Le fait que les gérants de centrales au charbon s’efforcent de pouvoir adapter plus rapidement leurs centrales aux fluctuations du prix prouve que ce concept de marché convainc également les représentants de l’économie énergétique fossile. D’importants efforts techniques et financiers sont même fournis dans de grosses centrales au lignite afin d’installer des systèmes permettant d’arrêter et de mettre en route la production des turbines.
La sécurité d’approvisionnement, l’efficacité économique et la performance environnementale représentent trois exigences d’importance égale constituant les pierres angulaires d’un approvisionnement en électricité moderne et durable. En se basant sur ces trois principes, le marché energy-only est devenu un marché viable dans toute l’Europe – non sans complications entre les sources d’énergies renouvelables et conventionnelles.
La tendance des évolutions en Allemagne et en Europe démontre que de nombreux marchés de l’électricité évoluent vers un marché energy-only – ce que le souhait existant d’une intégration approfondie du marché européen de l’électricité ne fait que favoriser. Cependant, des efforts sont toujours fournis en vue d’introduire des mécanismes de marché de capacité, qui vont plus loin que la mise à disposition pure et simple d’énergie de réglage.
Toutefois, divers composants du marché energy-only, comme les bourses d’électricité, la facilitation d’un marché de l’électricité libre et la suppression de contraintes d’accès au réseau et au marché sont également introduits dans des pays relativement sceptiques vis-à-vis du marché energy-only.

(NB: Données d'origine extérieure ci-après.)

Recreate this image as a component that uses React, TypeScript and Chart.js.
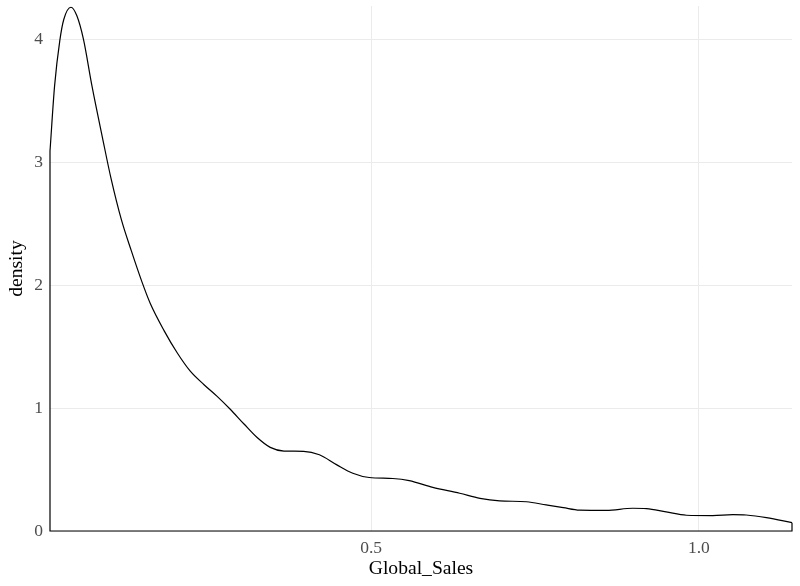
import React, { useEffect, useRef } from "react";
import { Chart, registerables } from "chart.js";

Chart.register(...registerables);

// Density curve (Global_Sales vs density)
const salesX: number[] = [
  0.010, 0.017, 0.025, 0.031, 0.042, 0.051, 0.061, 0.074, 0.090, 0.103,
  0.119, 0.134, 0.150, 0.163, 0.184, 0.204, 0.224, 0.245, 0.265, 0.285,
  0.306, 0.326, 0.346, 0.367, 0.397, 0.421, 0.447, 0.472, 0.497, 0.533,
  0.558, 0.594, 0.635, 0.666, 0.696, 0.737, 0.767, 0.793, 0.818, 0.859,
  0.899, 0.920, 0.950, 0.981, 1.021, 1.052, 1.072, 1.103, 1.142,
];
const densityY: number[] = [
  3.09, 3.62, 3.99, 4.16, 4.26, 4.19, 4.00, 3.62, 3.20, 2.87,
  2.53, 2.28, 2.03, 1.85, 1.63, 1.45, 1.30, 1.19, 1.095, 0.99,
  0.87, 0.76, 0.68, 0.65, 0.648, 0.62, 0.54, 0.47, 0.435, 0.427,
  0.41, 0.355, 0.307, 0.265, 0.245, 0.238, 0.212, 0.19, 0.17, 0.168,
  0.185, 0.182, 0.155, 0.128, 0.125, 0.133, 0.13, 0.109, 0.068,
];
const xMin = 0.01;
const xMax = 1.142;
const yMax = 4.27;
const xTickStep = 0.5;
const yTickStep = 1;
const xTitle = "Global_Sales";
const yTitle = "density";

const FONT = "'Liberation Serif', 'Times New Roman', serif";

export default function App() {
  const ref = useRef<HTMLCanvasElement | null>(null);

  useEffect(() => {
    if (!ref.current) return;
    const curve = salesX.map((x, i) => ({ x, y: densityY[i] }));
    const last = curve[curve.length - 1];
    const first = curve[0];
    const edges = [
      { x: last.x, y: last.y },
      { x: last.x, y: 0 },
      { x: first.x, y: 0 },
      { x: first.x, y: first.y },
    ];
    const chart = new Chart(ref.current, {
      type: "line",
      data: {
        datasets: [
          {
            data: curve,
            borderColor: "#000000",
            borderWidth: 1.2,
            pointRadius: 0,
            fill: false,
            cubicInterpolationMode: "monotone",
            clip: false,
          },
          {
            data: edges,
            borderColor: "#000000",
            borderWidth: 1.2,
            pointRadius: 0,
            fill: false,
            tension: 0,
            clip: false,
          },
        ],
      },
      options: {
        responsive: false,
        animation: false,
        events: [],
        layout: { padding: { top: 6, right: 8, left: 0, bottom: 0 } },
        plugins: {
          legend: { display: false },
          tooltip: { enabled: false },
          title: { display: false },
        },
        scales: {
          x: {
            type: "linear",
            min: xMin,
            max: xMax,
            afterFit: (s: any) => {
              s.height = 55;
              s.paddingLeft = 0;
              s.paddingRight = 0;
            },
            border: { display: false },
            grid: { color: "#ebebeb", lineWidth: 1, drawTicks: false },
            ticks: {
              stepSize: xTickStep,
              includeBounds: false,
              padding: 7,
              color: "#4d4d4d",
              font: { family: FONT, size: 17.5 },
              maxRotation: 0,
              callback: (v: any) => Number(v).toFixed(1),
            },
            title: {
              display: true,
              text: xTitle,
              color: "#000000",
              font: { family: FONT, size: 19.6 },
              padding: { top: 0, bottom: 5 },
            },
          },
          y: {
            type: "linear",
            min: 0,
            max: yMax,
            afterFit: (s: any) => {
              s.width = 50;
              s.paddingTop = 0;
              s.paddingBottom = 0;
            },
            border: { display: false },
            grid: { color: "#ebebeb", lineWidth: 1, drawTicks: false },
            ticks: {
              stepSize: yTickStep,
              includeBounds: false,
              padding: 7,
              color: "#4d4d4d",
              font: { family: FONT, size: 17.5 },
              callback: (v: any) => String(Math.round(Number(v))),
            },
            title: {
              display: true,
              text: yTitle,
              color: "#000000",
              font: { family: FONT, size: 19.6 },
              padding: { top: 5, bottom: 0 },
            },
          },
        },
      },
    } as any);
    return () => chart.destroy();
  }, []);

  return (
    <div style={{ position: "fixed", left: 0, top: 0, width: 800, height: 586, background: "#ffffff" }}>
      <canvas ref={ref} width={800} height={586} style={{ display: "block", width: 800, height: 586 }} />
    </div>
  );
}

Le fait qu’un marché de l’électricité orienté vers l’économie et respectueux de l’environnement n’influence pas négativement la sécurité d’approvisionnement ressort également de la comparaison européenne des chiffres SAIDI avec la part de production d’électricité à partir d’énergies renouvelables. Dans ce contexte, les pays comme la France, qui connaissent un marché de capacité, ne sont pas à l’avantage, et la part d’électricité provenant d’énergies renouvelables n’a en tout cas pas un effet négatif sur la sécurité d’approvisionnement.
Remarque : Next Kraftwerke ne garantit pas l'exhaustivité, l'exactitude et l'actualité des informations fournies. Le présent article n'a qu'un but informatif et ne remplace pas un conseil juridique individuel.